- **PROBLEM DETAILS**:
Reproduce, word for word, the span of lines starting at the line holding "Generate a Python" and ending at the line holding "from matplotlib.patches import Rectangle". Omit every picture.

- **RECORDS SHOWN**:
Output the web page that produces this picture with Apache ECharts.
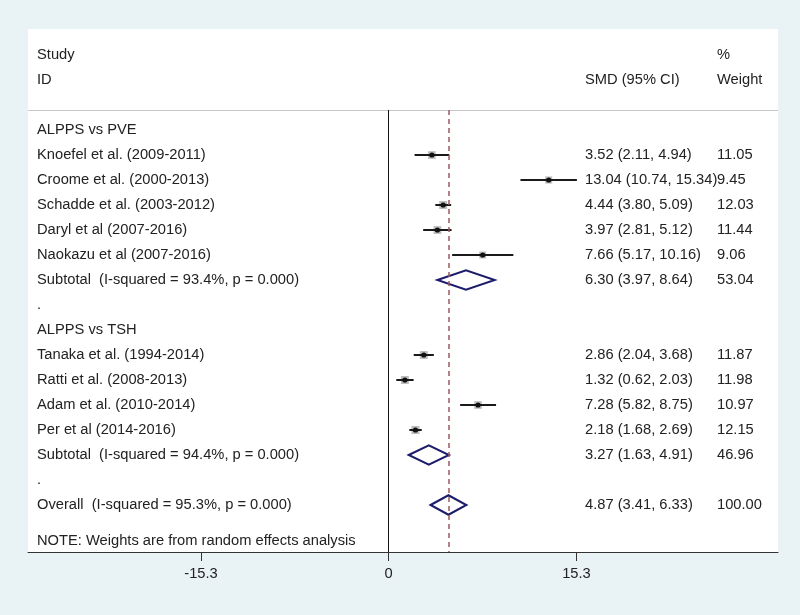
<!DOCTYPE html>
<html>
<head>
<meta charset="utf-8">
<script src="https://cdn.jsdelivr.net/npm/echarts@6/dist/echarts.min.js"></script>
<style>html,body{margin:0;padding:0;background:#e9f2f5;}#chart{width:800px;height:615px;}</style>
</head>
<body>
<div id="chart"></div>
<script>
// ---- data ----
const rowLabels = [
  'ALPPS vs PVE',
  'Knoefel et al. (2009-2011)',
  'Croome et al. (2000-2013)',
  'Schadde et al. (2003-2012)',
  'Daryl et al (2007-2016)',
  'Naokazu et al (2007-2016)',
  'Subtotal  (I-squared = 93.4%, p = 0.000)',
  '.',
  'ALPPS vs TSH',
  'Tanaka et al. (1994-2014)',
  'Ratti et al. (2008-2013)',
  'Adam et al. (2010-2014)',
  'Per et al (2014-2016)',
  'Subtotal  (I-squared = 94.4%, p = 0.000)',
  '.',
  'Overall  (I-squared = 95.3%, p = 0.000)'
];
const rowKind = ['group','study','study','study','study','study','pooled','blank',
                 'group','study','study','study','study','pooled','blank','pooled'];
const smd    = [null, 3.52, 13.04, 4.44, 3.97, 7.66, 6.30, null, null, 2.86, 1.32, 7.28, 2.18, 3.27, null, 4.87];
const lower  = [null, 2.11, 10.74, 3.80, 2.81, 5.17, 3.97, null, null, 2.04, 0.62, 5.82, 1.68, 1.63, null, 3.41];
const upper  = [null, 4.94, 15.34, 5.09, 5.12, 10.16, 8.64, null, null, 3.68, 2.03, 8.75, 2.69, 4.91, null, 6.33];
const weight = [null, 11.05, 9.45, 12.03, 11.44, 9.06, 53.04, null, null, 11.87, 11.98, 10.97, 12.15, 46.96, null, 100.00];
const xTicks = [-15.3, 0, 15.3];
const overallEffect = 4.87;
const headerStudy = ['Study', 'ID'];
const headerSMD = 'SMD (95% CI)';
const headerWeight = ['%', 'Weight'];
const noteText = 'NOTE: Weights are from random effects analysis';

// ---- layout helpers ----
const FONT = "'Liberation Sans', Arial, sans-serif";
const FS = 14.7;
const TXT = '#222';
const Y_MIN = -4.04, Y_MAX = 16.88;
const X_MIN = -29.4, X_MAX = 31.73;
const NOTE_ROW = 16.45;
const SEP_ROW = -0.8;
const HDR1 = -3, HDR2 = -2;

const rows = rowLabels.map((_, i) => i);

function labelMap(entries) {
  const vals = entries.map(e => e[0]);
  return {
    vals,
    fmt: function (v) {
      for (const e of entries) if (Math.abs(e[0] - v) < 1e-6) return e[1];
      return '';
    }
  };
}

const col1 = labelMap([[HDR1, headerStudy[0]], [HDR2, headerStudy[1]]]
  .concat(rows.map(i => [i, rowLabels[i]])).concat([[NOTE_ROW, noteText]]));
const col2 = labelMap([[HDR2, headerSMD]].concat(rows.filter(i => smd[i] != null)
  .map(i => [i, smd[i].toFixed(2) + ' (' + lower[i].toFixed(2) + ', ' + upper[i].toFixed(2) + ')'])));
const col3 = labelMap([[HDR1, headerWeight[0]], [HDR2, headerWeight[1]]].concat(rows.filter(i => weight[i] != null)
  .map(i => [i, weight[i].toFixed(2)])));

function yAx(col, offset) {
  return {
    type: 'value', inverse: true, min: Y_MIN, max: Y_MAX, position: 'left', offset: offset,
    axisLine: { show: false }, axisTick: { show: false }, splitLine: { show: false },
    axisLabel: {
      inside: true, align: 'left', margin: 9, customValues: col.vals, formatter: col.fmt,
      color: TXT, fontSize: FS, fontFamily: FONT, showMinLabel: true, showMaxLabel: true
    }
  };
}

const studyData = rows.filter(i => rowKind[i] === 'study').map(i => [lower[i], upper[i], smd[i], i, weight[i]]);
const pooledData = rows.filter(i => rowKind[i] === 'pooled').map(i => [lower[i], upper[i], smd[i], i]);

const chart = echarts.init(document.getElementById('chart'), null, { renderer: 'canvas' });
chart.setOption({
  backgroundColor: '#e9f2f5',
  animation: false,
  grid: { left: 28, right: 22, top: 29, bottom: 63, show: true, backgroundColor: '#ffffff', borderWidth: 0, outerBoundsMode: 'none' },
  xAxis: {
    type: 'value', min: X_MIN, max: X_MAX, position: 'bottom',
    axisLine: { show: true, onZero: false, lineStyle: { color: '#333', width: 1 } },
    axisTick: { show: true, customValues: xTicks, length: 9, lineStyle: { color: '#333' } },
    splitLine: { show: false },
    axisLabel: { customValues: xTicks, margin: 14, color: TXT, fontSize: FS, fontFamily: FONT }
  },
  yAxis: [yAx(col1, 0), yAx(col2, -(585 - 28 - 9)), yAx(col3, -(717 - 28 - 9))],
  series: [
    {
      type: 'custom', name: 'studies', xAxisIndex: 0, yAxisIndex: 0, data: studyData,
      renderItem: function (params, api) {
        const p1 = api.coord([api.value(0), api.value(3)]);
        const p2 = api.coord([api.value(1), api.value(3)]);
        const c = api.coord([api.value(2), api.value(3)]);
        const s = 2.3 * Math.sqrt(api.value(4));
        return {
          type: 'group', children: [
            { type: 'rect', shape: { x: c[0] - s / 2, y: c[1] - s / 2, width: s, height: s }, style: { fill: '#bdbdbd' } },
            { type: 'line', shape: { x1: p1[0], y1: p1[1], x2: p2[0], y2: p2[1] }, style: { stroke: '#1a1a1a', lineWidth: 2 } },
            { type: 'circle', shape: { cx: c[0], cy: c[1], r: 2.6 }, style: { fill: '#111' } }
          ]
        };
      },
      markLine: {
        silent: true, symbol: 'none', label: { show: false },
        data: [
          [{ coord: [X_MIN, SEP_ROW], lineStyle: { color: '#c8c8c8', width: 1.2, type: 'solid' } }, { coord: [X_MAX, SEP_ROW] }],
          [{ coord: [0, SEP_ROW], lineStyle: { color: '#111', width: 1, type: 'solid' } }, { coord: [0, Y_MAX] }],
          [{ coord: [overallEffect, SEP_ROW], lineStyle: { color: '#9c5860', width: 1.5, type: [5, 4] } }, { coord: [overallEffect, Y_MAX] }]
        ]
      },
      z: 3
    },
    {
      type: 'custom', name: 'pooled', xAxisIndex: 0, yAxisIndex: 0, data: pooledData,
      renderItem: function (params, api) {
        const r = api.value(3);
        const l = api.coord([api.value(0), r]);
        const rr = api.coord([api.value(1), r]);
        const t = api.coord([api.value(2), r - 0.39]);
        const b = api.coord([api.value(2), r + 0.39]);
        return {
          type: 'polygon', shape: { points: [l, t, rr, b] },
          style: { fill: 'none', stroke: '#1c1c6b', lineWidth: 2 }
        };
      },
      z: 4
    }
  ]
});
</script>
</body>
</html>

...

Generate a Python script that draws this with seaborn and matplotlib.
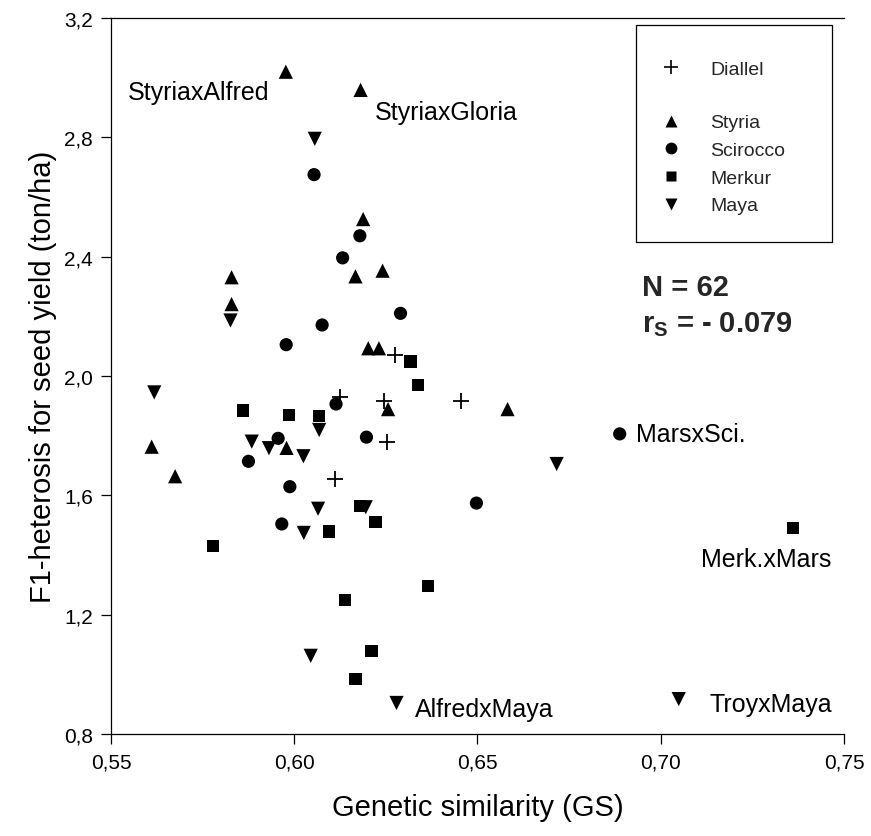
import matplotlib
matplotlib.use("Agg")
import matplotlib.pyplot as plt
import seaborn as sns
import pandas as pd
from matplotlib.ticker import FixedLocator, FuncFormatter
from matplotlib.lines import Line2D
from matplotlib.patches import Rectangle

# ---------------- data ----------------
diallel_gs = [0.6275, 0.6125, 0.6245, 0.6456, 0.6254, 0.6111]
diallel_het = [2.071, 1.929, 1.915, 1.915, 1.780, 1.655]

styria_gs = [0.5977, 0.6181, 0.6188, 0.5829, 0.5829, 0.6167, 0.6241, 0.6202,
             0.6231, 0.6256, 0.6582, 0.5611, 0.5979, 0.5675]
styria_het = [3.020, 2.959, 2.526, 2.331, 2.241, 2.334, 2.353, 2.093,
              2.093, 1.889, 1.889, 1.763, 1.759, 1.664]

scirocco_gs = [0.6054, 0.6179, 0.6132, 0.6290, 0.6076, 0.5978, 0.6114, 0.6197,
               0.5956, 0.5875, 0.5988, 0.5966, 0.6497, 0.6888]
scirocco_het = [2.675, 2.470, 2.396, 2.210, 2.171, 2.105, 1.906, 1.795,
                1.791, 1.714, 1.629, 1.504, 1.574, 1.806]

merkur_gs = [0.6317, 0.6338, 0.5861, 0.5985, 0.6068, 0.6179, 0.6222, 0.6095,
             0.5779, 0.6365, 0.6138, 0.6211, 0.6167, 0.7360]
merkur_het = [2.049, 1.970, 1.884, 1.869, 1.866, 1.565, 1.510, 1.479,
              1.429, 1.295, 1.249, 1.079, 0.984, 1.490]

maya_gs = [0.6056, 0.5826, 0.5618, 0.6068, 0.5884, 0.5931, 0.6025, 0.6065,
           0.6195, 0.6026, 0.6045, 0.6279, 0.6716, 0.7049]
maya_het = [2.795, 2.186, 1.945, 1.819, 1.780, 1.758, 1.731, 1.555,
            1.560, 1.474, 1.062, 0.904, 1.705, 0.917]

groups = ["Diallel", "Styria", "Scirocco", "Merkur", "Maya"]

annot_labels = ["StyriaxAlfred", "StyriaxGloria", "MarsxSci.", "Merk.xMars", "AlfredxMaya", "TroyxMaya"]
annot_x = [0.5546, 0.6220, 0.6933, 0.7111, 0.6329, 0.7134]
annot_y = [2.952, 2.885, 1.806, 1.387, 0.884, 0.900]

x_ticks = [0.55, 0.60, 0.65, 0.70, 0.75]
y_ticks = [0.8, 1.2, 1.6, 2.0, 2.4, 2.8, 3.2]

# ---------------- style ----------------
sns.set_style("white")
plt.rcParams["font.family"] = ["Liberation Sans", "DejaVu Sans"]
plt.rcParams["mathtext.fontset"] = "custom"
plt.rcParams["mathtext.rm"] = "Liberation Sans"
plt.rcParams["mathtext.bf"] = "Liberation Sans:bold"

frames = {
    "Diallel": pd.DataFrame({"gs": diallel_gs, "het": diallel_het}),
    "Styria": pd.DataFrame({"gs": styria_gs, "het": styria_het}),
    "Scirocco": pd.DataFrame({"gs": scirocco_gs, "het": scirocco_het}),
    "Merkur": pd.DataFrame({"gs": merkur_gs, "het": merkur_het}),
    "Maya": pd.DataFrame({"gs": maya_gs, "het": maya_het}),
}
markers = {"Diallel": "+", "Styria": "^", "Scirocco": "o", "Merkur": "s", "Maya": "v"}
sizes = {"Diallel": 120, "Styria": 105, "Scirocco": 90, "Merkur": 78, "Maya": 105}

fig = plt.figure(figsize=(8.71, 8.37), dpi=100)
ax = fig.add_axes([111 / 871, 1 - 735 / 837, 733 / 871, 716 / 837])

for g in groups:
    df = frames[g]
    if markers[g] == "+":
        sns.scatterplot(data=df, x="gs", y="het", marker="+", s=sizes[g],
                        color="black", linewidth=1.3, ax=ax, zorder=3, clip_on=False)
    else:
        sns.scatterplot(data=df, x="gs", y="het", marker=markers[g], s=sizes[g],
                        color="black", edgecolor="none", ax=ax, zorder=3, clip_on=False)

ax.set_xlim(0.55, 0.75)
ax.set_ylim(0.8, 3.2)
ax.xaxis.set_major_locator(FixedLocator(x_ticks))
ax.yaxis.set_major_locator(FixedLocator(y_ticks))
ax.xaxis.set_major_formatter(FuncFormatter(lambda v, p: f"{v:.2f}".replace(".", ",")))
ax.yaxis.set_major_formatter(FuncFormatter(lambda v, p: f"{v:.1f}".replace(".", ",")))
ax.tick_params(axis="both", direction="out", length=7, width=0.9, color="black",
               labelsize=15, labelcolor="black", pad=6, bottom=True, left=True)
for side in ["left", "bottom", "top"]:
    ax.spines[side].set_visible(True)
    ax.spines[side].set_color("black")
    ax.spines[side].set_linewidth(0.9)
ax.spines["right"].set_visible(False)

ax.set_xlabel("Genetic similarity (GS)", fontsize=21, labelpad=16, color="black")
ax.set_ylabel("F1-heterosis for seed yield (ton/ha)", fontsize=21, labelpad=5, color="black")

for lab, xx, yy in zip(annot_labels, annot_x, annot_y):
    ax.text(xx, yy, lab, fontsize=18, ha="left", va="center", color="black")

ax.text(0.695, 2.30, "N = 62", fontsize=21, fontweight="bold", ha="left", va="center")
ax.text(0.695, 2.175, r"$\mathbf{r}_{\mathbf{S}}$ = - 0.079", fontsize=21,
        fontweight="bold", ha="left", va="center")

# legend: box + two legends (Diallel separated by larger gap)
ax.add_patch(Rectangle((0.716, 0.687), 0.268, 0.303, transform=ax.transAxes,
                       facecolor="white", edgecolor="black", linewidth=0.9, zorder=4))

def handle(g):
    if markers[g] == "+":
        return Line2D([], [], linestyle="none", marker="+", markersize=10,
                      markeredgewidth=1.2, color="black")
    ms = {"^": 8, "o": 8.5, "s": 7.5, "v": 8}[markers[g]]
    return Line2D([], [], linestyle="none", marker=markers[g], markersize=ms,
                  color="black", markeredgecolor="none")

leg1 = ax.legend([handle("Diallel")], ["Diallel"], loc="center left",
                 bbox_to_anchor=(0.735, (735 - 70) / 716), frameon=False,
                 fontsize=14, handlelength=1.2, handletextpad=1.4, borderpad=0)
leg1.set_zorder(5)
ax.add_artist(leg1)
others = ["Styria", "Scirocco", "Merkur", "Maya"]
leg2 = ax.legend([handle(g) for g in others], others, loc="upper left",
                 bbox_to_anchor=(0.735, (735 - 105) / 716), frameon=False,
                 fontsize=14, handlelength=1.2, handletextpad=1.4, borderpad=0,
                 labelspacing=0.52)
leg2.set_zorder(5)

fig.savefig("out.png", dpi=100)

- **EXERCISE RESPONSE**:
Generate a Python script that draws this with seaborn and matplotlib.
import matplotlib
matplotlib.use("Agg")
import matplotlib.pyplot as plt
import seaborn as sns
import pandas as pd
from matplotlib.ticker import FixedLocator, FuncFormatter
from matplotlib.lines import Line2D
from matplotlib.patches import Rectangle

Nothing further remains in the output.